#### Records to process:
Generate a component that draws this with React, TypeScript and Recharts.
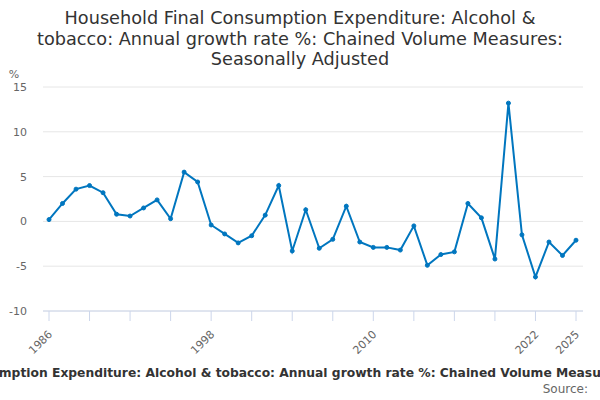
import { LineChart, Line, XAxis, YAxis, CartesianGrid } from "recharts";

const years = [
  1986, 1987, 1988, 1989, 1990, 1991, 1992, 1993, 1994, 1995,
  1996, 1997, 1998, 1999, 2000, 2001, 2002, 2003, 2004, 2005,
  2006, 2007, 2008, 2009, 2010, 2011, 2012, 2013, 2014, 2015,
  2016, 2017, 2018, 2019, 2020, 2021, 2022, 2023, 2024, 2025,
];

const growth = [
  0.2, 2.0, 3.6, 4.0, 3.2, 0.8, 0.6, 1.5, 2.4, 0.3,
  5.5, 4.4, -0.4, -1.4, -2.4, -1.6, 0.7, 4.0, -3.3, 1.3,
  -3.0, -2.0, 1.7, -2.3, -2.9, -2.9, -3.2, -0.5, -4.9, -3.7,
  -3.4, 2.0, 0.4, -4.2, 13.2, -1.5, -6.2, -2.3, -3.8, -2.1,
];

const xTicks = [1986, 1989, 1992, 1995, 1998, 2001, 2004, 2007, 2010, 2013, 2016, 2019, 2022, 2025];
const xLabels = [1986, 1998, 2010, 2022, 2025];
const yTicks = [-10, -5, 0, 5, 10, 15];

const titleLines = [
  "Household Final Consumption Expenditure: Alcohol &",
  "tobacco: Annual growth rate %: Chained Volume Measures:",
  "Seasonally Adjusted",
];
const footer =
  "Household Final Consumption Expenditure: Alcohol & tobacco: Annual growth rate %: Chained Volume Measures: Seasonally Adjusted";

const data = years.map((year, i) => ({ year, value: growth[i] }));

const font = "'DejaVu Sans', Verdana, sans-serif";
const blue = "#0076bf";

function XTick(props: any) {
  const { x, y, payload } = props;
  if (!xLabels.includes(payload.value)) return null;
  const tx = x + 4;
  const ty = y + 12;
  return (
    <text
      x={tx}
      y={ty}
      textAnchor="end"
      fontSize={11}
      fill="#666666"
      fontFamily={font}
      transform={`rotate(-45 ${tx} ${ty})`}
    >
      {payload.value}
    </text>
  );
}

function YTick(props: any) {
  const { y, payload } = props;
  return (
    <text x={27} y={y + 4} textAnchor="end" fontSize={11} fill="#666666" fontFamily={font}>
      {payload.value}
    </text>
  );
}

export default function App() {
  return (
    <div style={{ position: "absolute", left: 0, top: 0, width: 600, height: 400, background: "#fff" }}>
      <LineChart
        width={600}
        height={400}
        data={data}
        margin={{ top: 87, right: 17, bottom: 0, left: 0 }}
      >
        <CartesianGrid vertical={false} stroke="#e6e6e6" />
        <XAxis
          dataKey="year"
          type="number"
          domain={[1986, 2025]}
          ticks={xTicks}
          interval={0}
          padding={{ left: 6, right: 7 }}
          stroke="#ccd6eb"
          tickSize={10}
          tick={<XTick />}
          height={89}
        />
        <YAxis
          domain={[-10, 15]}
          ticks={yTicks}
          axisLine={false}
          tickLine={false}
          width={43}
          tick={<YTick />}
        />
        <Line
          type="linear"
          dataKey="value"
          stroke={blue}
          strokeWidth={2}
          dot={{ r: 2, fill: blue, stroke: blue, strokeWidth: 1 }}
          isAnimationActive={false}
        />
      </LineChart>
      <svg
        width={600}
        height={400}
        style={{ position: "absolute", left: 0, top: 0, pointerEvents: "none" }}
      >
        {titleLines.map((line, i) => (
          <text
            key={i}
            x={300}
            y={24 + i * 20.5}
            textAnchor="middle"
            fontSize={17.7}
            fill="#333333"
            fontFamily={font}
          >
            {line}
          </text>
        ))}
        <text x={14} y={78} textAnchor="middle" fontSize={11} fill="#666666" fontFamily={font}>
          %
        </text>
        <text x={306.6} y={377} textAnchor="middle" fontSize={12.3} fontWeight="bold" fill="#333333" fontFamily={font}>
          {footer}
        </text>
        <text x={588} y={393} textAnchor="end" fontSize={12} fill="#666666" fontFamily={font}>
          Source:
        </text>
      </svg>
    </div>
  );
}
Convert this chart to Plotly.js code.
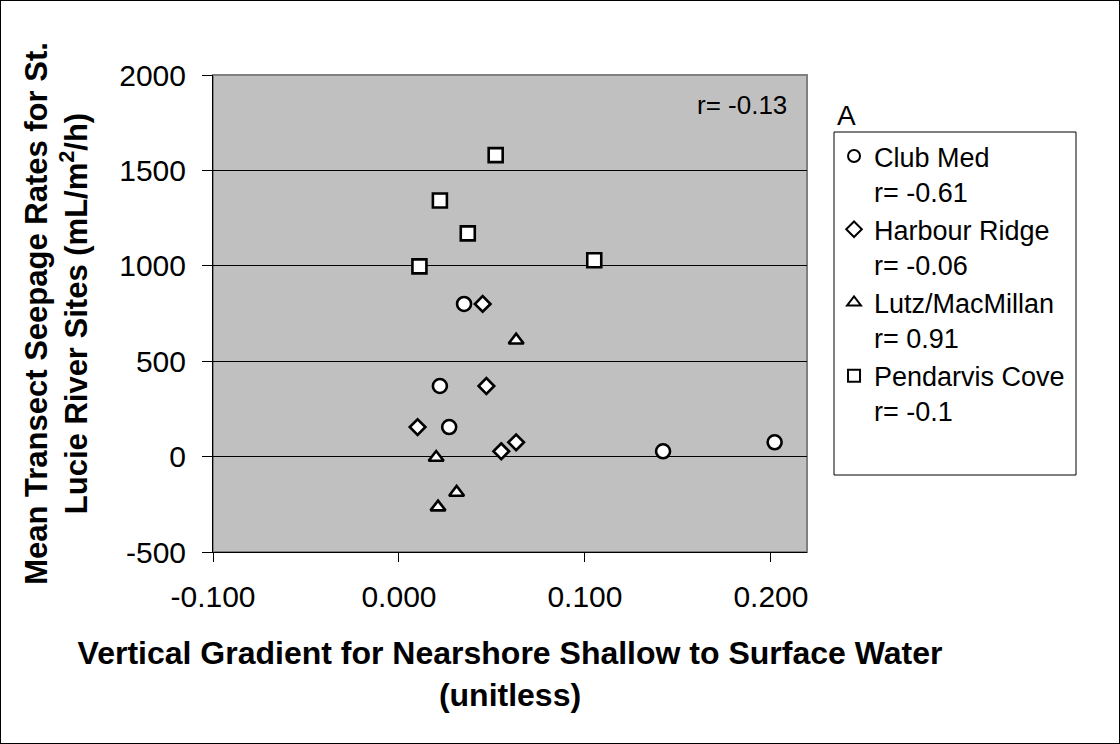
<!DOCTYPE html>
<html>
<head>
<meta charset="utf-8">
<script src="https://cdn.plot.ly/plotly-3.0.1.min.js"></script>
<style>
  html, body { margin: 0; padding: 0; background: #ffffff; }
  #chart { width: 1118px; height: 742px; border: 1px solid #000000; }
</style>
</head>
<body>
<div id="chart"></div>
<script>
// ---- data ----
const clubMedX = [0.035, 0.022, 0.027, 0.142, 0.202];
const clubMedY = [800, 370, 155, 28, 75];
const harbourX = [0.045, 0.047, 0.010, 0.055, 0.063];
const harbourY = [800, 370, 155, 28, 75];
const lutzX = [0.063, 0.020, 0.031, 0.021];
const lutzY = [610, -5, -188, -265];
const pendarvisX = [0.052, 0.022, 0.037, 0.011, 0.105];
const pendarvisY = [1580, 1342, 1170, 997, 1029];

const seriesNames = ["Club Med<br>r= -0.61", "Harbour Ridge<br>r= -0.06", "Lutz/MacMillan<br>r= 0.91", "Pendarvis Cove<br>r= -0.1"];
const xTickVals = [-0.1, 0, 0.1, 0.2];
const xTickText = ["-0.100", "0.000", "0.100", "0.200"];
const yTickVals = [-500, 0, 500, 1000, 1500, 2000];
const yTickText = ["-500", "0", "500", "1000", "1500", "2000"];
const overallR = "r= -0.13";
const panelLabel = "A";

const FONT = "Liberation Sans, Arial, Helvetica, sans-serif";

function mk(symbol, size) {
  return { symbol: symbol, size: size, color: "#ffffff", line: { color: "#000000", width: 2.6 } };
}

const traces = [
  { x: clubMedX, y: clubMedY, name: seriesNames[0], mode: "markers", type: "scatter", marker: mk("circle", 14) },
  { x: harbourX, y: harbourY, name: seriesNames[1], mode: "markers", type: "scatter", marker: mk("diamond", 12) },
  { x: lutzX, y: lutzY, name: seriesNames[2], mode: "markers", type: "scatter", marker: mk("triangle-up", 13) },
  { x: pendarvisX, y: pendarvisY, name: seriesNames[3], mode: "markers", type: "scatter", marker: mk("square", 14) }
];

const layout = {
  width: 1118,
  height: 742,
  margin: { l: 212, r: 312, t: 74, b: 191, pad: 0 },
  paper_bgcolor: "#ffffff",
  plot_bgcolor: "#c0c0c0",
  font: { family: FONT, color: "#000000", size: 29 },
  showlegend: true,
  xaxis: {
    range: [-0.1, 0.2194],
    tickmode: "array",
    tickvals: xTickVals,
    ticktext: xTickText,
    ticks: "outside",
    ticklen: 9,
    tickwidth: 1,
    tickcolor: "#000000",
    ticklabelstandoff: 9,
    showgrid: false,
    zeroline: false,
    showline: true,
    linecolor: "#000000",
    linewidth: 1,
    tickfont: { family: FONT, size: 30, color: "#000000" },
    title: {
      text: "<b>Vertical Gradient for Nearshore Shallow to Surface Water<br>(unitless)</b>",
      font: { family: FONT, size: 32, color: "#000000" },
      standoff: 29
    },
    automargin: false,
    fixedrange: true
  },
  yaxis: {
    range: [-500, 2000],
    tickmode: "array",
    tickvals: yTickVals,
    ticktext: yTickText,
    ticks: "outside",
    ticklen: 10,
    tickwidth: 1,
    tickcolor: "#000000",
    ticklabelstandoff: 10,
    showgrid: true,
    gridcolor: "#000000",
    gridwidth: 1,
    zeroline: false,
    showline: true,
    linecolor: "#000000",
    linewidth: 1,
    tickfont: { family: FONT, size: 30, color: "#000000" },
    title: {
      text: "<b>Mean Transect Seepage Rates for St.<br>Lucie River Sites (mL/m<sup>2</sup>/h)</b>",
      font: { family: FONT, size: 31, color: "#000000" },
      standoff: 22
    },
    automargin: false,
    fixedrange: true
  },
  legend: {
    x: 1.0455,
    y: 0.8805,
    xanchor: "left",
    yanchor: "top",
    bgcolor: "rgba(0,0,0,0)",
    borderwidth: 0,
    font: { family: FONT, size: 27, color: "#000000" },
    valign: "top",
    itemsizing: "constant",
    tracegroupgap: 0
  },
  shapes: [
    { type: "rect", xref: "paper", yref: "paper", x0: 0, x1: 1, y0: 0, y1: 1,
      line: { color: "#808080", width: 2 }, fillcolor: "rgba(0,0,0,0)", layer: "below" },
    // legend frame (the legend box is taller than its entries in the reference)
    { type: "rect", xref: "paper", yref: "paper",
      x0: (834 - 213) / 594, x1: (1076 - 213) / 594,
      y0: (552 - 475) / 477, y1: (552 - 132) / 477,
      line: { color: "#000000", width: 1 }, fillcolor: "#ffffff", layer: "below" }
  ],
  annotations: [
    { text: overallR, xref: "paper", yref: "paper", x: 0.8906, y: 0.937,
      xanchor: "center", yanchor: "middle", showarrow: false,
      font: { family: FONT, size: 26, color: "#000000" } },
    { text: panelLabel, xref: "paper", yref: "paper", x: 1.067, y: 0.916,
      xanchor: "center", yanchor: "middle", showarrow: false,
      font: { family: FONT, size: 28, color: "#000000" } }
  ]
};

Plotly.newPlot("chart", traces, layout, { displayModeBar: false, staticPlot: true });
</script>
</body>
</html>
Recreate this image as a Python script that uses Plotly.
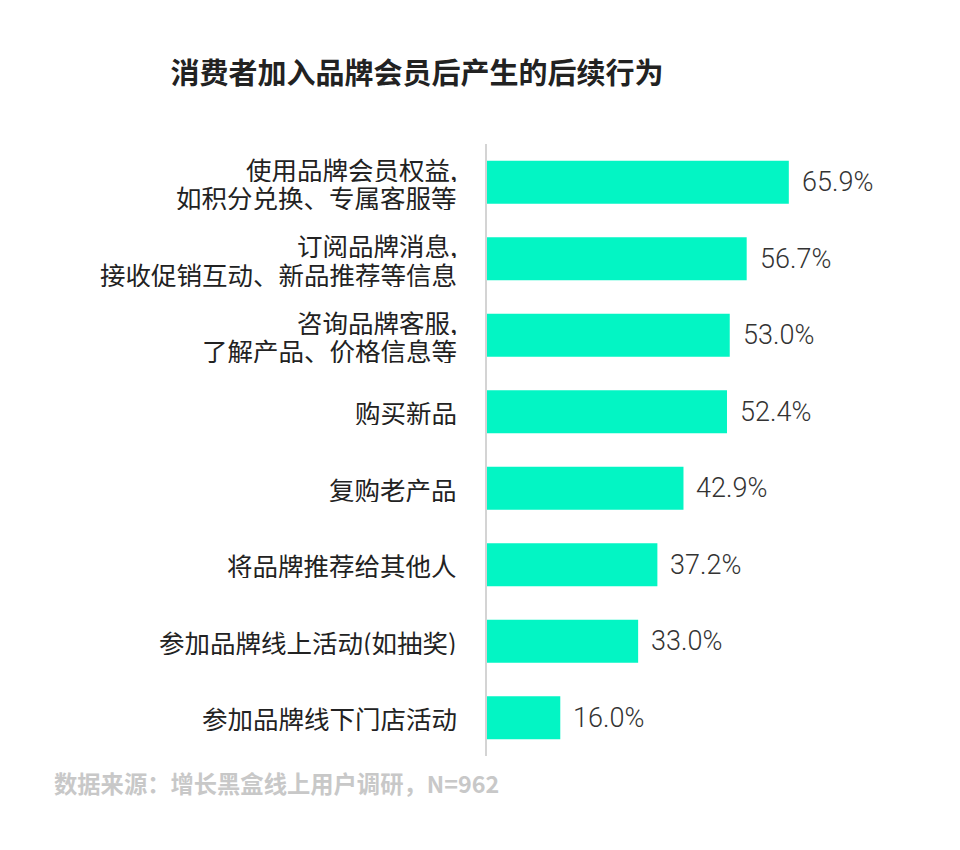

#### What you have to do:
From the opening line of the listing above through the line bearing "XAxis, YAxis, CartesianGrid", repeat each line exactly. Drop every picture.

#### Response to this exercise:
Generate a component that draws this with React, TypeScript and Recharts.
import { LineChart, Line, XAxis, YAxis, CartesianGrid } from "recharts";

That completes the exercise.